Tuesday, September 4, 2007

Comparing iCal to Sunbird/Lightning

Here I've attached several screenshots of iCal, Sunbird, and Lightning. The first two are iCal showing the standard view, but noting that it can't change orientation, just month, day, week, etc. The right pane changes to give details on whatever is selected, whether it is a particular calendar, event, or todo item. This differs significantly from Sunbird where you can change the overall layout to horizontal, which I kind of like, maybe because it's different. But I haven't determined my feelings on the fact that to see details on anything I have to double click and then it shows up in a separate window. Incidentally, this second image is Lightning, the calendar plug-in for Thunderbird. I almost like it's appearance better than the stand-alone Sunbird. As you can see in both images, there are many more options compared to iCal. In a way. I noticed that Thunderbird has a limitation of only 2 email addresses for a person. As far as I can tell, addresses, email address, phone numbers, etc. are nearly limitless in Apple's Addressbook. This is a severely crippling limitation to Tbird. Anyway... There are still many other options not available in iCal, which is nice. Another limitation I did not expect was that in Lightning, if I wanted to add Attendees, people to be notified about some event via email, I thought it would grab the email address from a selected message or at least offer to let me choose it from the address book, but it does neither. Again, a condition that cripples the interface.

A feature I don't use often, but is none-the-less nice in iCal is that each event is given little icons as to what is associated with it. That is, I can look at an event and can tell by the icons if there is an alarm or notes associated with the event. There is nothing of the sort in Sunbird. In the end, Sunbird just isn't as clean and simple looking as iCal. The fact that it doesn't integrate perfectly with Thunderbird is a real shame, especially since I expected that they would have thought of that before anything else when developing Lightning. If I were to classify the 4 Mozilla apps in order of their strengths, it would be as follows.
  1. Firefox (even better than Safari, lacking only in keychain integration)
  2. Thunderbird (stronger than Mail, but missing key features)
  3. Lightning (nice because it works in Thunderbird)
  4. Sunbird (Okay, but kludgy compared to iCal)
I guess it's safe to say that no open-source software is going to run as smoothly as custom designed proprietary software. While Safari is the weakest Apple app in my lineup of Open-source vs. Apple. The few things it would take to make it better make it by far more likely to become what it needs to be to create an Apple suite of Safari, Mail, Address Book, and iCal. Whereas to fix all the issues in Mozilla's suite would take much more effort and time, and even after all that, it still won't ever be an Apple app.

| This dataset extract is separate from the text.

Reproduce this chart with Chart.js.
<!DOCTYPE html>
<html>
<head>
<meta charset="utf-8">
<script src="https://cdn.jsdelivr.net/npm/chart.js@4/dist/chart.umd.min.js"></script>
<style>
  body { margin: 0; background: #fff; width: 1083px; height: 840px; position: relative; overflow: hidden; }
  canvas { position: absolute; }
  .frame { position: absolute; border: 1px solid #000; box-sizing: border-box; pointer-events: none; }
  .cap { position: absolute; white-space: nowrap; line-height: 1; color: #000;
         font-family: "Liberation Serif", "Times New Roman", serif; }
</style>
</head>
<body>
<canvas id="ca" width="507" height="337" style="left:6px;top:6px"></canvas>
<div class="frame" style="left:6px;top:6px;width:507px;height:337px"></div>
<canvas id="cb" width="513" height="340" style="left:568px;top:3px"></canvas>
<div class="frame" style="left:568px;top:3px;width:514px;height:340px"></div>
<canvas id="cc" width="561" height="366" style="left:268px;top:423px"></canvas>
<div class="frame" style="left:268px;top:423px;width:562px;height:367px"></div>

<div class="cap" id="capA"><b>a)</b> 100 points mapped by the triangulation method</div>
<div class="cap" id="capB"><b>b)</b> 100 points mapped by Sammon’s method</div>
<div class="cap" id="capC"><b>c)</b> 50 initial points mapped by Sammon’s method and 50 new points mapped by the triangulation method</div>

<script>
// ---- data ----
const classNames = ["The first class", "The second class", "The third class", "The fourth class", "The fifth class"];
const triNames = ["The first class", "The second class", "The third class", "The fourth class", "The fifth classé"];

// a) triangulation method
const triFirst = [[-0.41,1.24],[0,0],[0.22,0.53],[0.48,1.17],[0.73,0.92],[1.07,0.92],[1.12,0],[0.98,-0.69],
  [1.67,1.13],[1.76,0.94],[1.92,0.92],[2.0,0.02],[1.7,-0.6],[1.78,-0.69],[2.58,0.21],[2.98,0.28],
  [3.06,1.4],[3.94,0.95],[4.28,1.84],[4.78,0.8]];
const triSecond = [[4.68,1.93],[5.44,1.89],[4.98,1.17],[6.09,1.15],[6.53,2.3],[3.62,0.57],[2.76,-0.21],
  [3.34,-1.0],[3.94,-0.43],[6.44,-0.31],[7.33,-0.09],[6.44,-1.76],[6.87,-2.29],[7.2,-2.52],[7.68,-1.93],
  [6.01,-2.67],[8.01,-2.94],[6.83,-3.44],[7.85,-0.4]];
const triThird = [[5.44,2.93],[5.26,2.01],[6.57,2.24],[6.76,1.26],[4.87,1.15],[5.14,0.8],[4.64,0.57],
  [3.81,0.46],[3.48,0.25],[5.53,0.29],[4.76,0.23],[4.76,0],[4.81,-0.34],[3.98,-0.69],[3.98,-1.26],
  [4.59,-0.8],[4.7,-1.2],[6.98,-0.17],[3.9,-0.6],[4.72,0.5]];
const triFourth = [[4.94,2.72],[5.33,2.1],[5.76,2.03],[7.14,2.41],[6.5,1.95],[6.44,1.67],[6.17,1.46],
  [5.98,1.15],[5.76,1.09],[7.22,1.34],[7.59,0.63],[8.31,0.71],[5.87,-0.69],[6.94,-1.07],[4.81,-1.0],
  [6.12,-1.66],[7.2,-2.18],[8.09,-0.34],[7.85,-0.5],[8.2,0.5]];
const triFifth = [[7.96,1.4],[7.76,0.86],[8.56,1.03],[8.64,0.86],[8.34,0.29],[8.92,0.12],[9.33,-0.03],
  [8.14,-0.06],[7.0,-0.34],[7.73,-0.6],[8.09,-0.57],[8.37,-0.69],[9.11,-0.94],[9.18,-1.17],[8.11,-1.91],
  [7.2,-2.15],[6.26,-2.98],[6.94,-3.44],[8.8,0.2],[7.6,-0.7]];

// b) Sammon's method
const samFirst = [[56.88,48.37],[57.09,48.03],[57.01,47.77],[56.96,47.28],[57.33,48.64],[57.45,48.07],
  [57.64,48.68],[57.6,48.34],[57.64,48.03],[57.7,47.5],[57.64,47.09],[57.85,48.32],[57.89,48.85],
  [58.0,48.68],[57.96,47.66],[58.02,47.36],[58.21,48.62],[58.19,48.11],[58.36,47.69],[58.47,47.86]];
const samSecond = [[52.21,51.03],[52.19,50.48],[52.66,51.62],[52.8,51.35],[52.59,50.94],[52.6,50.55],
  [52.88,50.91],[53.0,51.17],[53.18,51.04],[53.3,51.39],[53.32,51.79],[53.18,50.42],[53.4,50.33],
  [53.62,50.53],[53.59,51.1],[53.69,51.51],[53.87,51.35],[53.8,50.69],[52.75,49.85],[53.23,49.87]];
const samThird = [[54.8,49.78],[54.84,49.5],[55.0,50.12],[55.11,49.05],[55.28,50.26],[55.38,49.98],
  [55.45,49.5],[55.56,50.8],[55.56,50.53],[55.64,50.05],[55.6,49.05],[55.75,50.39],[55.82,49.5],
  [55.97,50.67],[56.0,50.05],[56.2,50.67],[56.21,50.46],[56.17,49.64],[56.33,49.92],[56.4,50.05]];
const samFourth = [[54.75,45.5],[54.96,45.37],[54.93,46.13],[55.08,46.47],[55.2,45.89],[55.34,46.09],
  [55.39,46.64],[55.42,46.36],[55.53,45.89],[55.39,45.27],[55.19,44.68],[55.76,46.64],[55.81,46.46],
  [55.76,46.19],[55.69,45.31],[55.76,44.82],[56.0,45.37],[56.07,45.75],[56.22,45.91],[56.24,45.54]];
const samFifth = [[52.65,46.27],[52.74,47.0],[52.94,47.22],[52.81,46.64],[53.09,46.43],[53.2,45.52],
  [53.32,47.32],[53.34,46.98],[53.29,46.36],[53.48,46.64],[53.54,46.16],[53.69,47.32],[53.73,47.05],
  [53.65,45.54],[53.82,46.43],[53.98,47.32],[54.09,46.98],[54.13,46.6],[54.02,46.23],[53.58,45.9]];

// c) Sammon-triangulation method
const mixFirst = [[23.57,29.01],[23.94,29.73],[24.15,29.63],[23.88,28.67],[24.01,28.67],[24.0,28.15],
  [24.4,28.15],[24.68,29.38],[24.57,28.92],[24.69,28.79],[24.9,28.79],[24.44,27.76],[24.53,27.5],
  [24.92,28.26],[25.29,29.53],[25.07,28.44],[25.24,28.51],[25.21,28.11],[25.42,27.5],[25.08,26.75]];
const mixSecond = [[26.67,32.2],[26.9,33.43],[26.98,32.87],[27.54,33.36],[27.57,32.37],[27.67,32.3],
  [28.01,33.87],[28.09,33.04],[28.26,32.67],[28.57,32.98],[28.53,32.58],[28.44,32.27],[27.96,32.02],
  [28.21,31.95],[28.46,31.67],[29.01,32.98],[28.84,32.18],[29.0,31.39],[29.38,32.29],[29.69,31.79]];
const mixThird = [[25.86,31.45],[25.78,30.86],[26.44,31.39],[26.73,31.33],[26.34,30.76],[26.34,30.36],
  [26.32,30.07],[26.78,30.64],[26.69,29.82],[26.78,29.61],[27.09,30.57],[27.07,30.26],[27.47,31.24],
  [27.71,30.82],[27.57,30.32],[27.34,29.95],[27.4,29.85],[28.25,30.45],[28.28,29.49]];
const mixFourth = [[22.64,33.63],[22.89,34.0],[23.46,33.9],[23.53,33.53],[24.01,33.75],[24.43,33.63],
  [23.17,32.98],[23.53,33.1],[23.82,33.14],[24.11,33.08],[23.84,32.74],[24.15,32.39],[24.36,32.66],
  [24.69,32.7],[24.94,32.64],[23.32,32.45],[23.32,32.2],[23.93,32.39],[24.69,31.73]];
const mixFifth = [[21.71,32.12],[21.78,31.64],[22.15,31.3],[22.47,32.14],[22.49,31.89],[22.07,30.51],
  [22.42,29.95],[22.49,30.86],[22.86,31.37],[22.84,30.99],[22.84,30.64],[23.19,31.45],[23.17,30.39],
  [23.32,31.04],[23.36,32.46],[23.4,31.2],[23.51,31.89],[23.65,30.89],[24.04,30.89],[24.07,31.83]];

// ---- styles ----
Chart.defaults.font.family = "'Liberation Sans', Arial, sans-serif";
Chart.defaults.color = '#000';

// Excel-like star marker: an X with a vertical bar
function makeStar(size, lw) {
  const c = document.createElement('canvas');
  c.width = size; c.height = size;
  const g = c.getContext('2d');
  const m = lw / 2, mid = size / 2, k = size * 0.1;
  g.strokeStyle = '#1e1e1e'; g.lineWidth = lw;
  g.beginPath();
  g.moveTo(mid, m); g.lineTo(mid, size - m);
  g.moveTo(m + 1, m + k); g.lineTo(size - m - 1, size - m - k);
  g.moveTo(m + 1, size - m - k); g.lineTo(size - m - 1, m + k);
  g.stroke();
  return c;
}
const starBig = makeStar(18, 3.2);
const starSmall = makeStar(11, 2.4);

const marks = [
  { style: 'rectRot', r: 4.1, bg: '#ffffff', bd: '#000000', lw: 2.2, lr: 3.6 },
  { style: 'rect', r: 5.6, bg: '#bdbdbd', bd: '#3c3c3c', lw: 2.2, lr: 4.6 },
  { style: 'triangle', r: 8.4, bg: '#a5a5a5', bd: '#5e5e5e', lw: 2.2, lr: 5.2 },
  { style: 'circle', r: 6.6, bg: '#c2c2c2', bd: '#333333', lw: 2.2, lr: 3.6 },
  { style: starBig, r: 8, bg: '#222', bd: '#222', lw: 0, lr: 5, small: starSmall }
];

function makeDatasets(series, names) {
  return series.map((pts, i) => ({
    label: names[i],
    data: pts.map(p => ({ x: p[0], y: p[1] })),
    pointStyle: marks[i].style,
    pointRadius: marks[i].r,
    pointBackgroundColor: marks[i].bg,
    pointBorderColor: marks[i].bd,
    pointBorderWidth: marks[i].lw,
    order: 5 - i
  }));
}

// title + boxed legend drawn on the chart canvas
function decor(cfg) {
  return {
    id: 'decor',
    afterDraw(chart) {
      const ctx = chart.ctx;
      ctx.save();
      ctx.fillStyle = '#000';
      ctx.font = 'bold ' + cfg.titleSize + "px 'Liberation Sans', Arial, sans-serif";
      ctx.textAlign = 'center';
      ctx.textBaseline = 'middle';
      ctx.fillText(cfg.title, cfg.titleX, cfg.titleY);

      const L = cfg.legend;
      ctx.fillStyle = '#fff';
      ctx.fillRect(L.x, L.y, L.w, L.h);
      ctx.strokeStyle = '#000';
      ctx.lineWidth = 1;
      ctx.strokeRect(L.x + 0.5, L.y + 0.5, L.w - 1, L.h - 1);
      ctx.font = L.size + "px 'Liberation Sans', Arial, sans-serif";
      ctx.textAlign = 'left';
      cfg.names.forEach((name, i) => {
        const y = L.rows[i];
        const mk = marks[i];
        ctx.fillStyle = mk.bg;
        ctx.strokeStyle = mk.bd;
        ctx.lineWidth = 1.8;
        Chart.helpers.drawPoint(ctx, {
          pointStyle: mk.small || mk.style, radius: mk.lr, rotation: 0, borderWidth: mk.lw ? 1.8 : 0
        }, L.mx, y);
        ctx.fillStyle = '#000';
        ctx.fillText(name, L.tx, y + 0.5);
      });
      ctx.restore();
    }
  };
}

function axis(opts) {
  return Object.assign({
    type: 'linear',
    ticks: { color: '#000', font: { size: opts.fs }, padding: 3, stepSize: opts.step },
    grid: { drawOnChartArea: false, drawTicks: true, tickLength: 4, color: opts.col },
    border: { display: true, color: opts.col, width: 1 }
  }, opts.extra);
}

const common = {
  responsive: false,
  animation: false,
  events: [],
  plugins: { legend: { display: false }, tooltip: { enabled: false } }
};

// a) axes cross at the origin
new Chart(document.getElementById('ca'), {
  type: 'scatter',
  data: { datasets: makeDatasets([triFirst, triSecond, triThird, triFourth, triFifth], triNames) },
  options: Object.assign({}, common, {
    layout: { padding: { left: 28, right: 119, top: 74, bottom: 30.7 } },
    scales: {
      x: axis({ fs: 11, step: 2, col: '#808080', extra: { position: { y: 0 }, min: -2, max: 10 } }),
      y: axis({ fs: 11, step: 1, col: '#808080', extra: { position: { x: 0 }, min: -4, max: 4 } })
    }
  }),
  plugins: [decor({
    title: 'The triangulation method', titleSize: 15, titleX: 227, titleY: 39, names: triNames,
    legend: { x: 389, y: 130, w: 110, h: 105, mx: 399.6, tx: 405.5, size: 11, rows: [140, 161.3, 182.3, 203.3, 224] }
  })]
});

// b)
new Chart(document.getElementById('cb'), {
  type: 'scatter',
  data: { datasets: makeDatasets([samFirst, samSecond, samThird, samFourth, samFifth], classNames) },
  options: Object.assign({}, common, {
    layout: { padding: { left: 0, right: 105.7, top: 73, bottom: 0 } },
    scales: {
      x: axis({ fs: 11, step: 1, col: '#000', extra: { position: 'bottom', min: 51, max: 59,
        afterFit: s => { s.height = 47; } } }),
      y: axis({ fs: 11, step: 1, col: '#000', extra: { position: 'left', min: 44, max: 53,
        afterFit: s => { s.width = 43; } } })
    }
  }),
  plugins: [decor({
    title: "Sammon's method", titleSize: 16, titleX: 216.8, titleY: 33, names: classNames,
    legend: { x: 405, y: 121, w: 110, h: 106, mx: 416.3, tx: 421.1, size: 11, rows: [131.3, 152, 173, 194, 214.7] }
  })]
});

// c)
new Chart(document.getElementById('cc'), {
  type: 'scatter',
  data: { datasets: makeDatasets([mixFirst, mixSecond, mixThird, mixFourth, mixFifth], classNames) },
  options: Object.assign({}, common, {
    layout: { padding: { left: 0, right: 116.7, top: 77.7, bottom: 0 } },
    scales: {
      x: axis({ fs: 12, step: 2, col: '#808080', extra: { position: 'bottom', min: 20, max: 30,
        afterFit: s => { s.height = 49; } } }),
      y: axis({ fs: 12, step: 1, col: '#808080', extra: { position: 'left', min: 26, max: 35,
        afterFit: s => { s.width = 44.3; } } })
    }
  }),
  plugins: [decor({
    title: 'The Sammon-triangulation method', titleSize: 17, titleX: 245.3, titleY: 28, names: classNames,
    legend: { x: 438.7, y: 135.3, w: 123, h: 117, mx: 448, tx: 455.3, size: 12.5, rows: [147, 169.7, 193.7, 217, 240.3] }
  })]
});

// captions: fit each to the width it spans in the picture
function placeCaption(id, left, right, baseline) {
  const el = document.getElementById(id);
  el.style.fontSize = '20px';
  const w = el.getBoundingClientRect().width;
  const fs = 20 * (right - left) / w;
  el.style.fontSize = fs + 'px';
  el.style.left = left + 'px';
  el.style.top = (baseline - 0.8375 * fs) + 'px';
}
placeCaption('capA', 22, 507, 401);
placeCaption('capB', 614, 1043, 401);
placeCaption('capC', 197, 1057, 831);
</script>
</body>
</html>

In conclusion, you should help me by using the Apple Feedback link and letting Apple know how they can improve Safari. Oh, and incidentally Apple, I have to post these blogs in Firefox in order to have all the options for images and formatting. Sure I could do it all in HTML, but it's so much easier just to be able to use the tools.


Apple Feedback

1 comment:

  1. Hello, In the last screenshot of this page there is an envelope on your dock, what is this program? Is it an MAIL.app alternative? because I have been looking for on. I tried thunderbird but it didn't feel right, Im not a fan of entourage either. So any suggestions? I realize this blog post is over a year old but I hope you respond to this comment b/c I am willing to try almost anything at this point.